Speaking of Boba, it’s also not surprising that the most exciting Star Wars project in literally a decade now is the one based around the most sought-after action figure of my time.
And funnily enough, this might well be “the way” forward creatively, and one I hope the next Star Wars creators will follow. As epic and indelible as Lucas’ dynastic saga of cosmic heel-turns and secret parentages has been, I think its strain on the franchise now outweighs its benefits.
The Star Wars universe (even after Disney force-choked its Expanded Universe canon of novels) is teeming with an endless range of characters, worlds, and stories. There’s a hell of a lot more in a galaxy than just two families.
The Mandalorian Season 2 gave the fans exactly what they’d been hungering for for decades.
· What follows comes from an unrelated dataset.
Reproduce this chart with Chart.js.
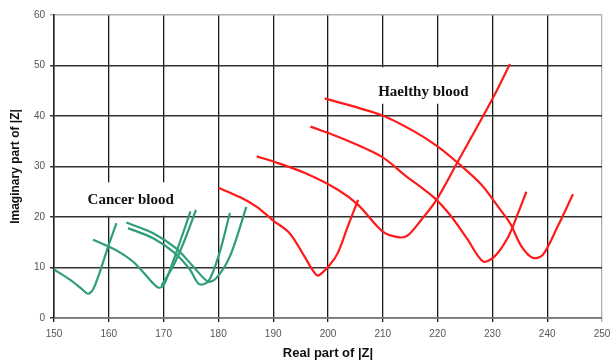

But the series as a whole contains a stronger formula for eliminating those hunger pangs completely. Let’s hope future Wars-makers follow its overall spirit of freedom from Luke, Skywalkers and Palpatines–and any more endless House-of-Atreides-like sagas like those–and instead jump, like an anchorless bounty hunter, from world to world, wherever the play takes us.